For the Cincinnati Symphony Youth Orchestra, “side by side”
meant just that Tuesday morning (May 4) at Music Hall.
Seated stand by stand with the 95-member orchestra were corresponding members of the Cincinnati Symphony Orchestra, with the CSYO players occupying the first chair positions. It was the annual joint concert of the two orchestras and with nearly 200 musicians onstage, by far the largest orchestra heard at Music Hall this year (or any year). It was also, as CSYO conductor/CSO assistant conductor Ken Lam told the audience, a chance to see CSO principals “turning pages for the students.” Co-concertmasters for the performance were the CSYO's Jacqueline Kitzmiller and Stephanie Zyzak.
The concert, always much anticipated by the young musicians,
gave them the opportunity to soak up inspiration from their professional
counterparts (many of whom are also their teachers) and to perform under the
baton of CSO music director Paavo Järvi.
Järvi and Lam shared the program, consisting of scenes from Prokofiev’s ballet “Romeo and Juliet” and Shostakovich’s Symphony No. 5.
Soloist was CSYO principal cellist Ben Stoehr in the first
movement Elgar’s Cello Concerto.
A senior at Turpin High School in Anderson Township and winner of this
year’s CSYO concerto competition, Stoehr served notice that we will be hearing
more from him soon. His musicality was evident
in the opening Adagio of the Elgar, which he shaped with care and poignancy,
demonstrating a real ability to show what lies “behind the notes” (here the
aging composer’s despair over ill health and World War I). He
carried that forward in the contrasting, somewhat flippant Allegro molto that
followed.
Stoehr will enter the Shepherd School of Music at Rice University in Houston this fall as a cello performance major. Interestingly, he will study with former CSO principal cellist (1986-89) Desmond Hoebig.

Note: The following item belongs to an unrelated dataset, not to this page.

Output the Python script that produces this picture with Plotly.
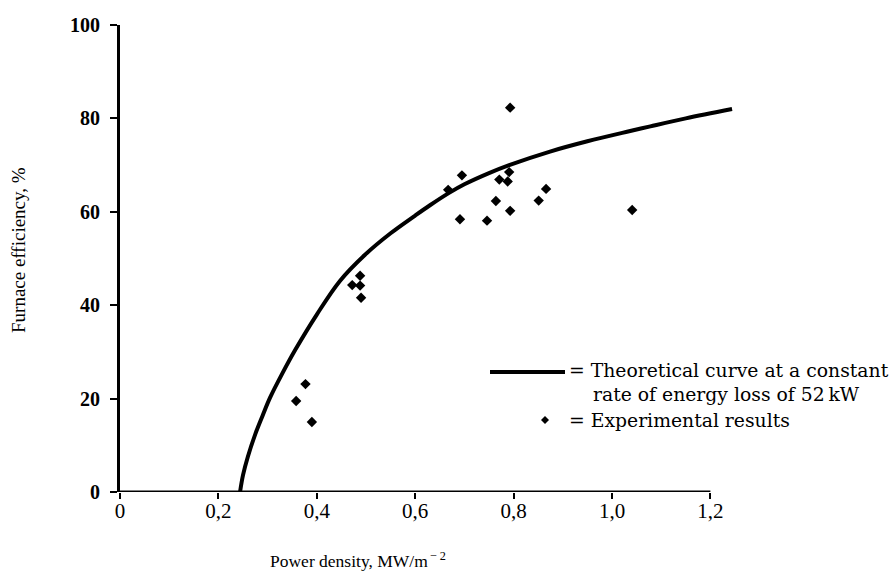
import plotly.graph_objects as go

# Theoretical curve
curve_x = [0.244, 0.25, 0.26, 0.275, 0.29, 0.305, 0.33, 0.356, 0.40, 0.447, 0.498, 0.55, 0.60,
           0.63, 0.668, 0.70, 0.75, 0.791, 0.874, 0.95, 1.037, 1.078, 1.15, 1.244]
curve_y = [0.0, 3.6, 7.6, 12.4, 16.4, 20.2, 25.4, 30.4, 38.0, 45.2, 50.8, 55.4, 59.2,
           61.4, 64.0, 65.9, 68.3, 70.0, 72.9, 75.1, 77.3, 78.3, 80.0, 82.0]

# Experimental results
exp_x = [0.358, 0.377, 0.390, 0.488, 0.472, 0.488, 0.490, 0.695, 0.667, 0.791, 0.771, 0.788,
         0.866, 0.764, 0.851, 0.793, 0.691, 0.746, 0.793, 1.041]
exp_y = [19.5, 23.1, 15.0, 46.3, 44.3, 44.2, 41.6, 67.8, 64.7, 68.5, 66.9, 66.5,
         64.9, 62.3, 62.4, 60.2, 58.4, 58.1, 82.3, 60.4]

x_ticks = [0, 0.2, 0.4, 0.6, 0.8, 1.0, 1.2]
x_tick_labels = ["0", "0,2", "0,4", "0,6", "0,8", "1,0", "1,2"]
y_ticks = [0, 20, 40, 60, 80, 100]
y_tick_labels = ["<b>0</b>", "<b>20</b>", "<b>40</b>", "<b>60</b>", "<b>80</b>", "<b>100</b>"]

SERIF = "Liberation Serif"
WIDE = "DejaVu Serif"

fig = go.Figure()
fig.add_trace(go.Scatter(x=curve_x, y=curve_y, mode="lines",
                         line=dict(color="black", width=4, shape="spline", smoothing=1.0),
                         showlegend=False, hoverinfo="skip", cliponaxis=False))
fig.add_trace(go.Scatter(x=exp_x, y=exp_y, mode="markers",
                         marker=dict(symbol="diamond", size=8, color="black"),
                         showlegend=False, cliponaxis=False))

L, R, T, B = 120, 158, 25, 90
W, H = 893, 582
pw, ph = W - L - R, H - T - B

def px(xp):
    return (xp - L) / pw

def py(yp):
    return (H - B - yp) / ph

shapes = [
    dict(type="line", xref="x", yref="y", x0=0, x1=x_ticks[-1], y0=0, y1=0,
         line=dict(color="black", width=3)),
    dict(type="line", xref="paper", yref="paper", x0=px(490), x1=px(565), y0=py(372), y1=py(372),
         line=dict(color="black", width=4)),
]
cx, cy, dx, dy = px(545), py(420), 4 / pw, 4 / ph
shapes.append(dict(type="path", xref="paper", yref="paper",
                   path=f"M {cx-dx} {cy} L {cx} {cy+dy} L {cx+dx} {cy} L {cx} {cy-dy} Z",
                   fillcolor="black", line=dict(color="black", width=0)))

leg_font = dict(family=WIDE, size=18.8, color="black")
annotations = [
    dict(text="= Theoretical curve at a constant", xref="paper", yref="paper", x=px(567), y=py(370),
         xanchor="left", yanchor="middle", showarrow=False, font=leg_font),
    dict(text="rate of energy loss of 52\u2009kW", xref="paper", yref="paper", x=px(591), y=py(394),
         xanchor="left", yanchor="middle", showarrow=False, font=leg_font),
    dict(text="= Experimental results", xref="paper", yref="paper", x=px(567), y=py(420),
         xanchor="left", yanchor="middle", showarrow=False, font=leg_font),
    dict(text="Power density, MW/m<sup>\u2009\u2212\u20092</sup>", xref="paper", yref="paper", x=px(358), y=py(560),
         xanchor="center", yanchor="middle", showarrow=False, font=dict(family=SERIF, size=17.5, color="black")),
    dict(text="Furnace efficiency, %", xref="paper", yref="paper", x=px(18), y=py(250), textangle=-90,
         xanchor="center", yanchor="middle", showarrow=False, font=dict(family=SERIF, size=19, color="black")),
]

fig.update_layout(
    width=W, height=H,
    margin=dict(l=L, r=R, t=T, b=B, autoexpand=False),
    paper_bgcolor="white", plot_bgcolor="white",
    shapes=shapes, annotations=annotations,
    xaxis=dict(range=[0, 1.25], tickvals=x_ticks, ticktext=x_tick_labels,
               showgrid=False, zeroline=False, showline=False,
               ticks="outside", ticklen=6, tickwidth=2, tickcolor="black",
               ticklabelstandoff=-6,
               tickfont=dict(family=SERIF, size=21, color="black")),
    yaxis=dict(range=[0, 100], tickvals=y_ticks, ticktext=y_tick_labels,
               showgrid=False, zeroline=False, showline=True, linecolor="black", linewidth=3,
               ticks="outside", ticklen=7, tickwidth=2, tickcolor="black",
               ticklabelstandoff=6,
               tickfont=dict(family=SERIF, size=20, color="black")),
)

fig.write_html("out.html", config={"displayModeBar": False},
               post_script="document.body.style.margin='0px';document.body.style.padding='0px';")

Lam, whose own exceptional talents have benefited the orchestra considerably (and will continue next season), led his charges in an impressive performance of the Prokofiev excerpts. “Montagues and Capulets” had the ponderous swagger one associates with the feuding families of Verona, Lam giving it body language to match. “The Street Awakens” (Scene from act I) flew by, and “Death of Tybalt” was as murderous and violent as Lam told his listeners it would be. The final two notes were particularly brutal, as Lam indicated with a sharp, strenuous cutoff.
Järvi led the Finale of the Shostakovich. It was a performance the CSYO musicians are
unlikely to forget, since Järvi called for an interpretation vividly expressive of the composer’s ambiguity.
Instead of sounding genuinely heroic, as the Soviet authorities expected and as it was actually received at its 1937 premiere, the music had a feeling of
(literally) drummed up excitement. This
was clearest at the end, where CSO timpanist Patrick Schleker and the CSYO's Natania Hoffman on bass drum beat the daylights out of their
instruments.
By contrast earlier in the
movement, Järvi brought the 120 strings down to a level of softness that
expressed the composer’s veiled sorrow at Stalinist repression.
In attendance at the concert were many of the Youth Orchestra’s fellow students. When Lam asked how many of them played in orchestras, a sea of hands went up, suggesting that music education has not vanished from area schools and that the CSO is doing its part to nurture it.
Founded in 1964 by former CSO music director Max Rudolf, the CSYO is open to students in grades 9-12 from throughout tristate area (southwestern Ohio, southeastern Indiana and northern Kentucky). Lam invited them to audition for the CSYO (auditions take place in August).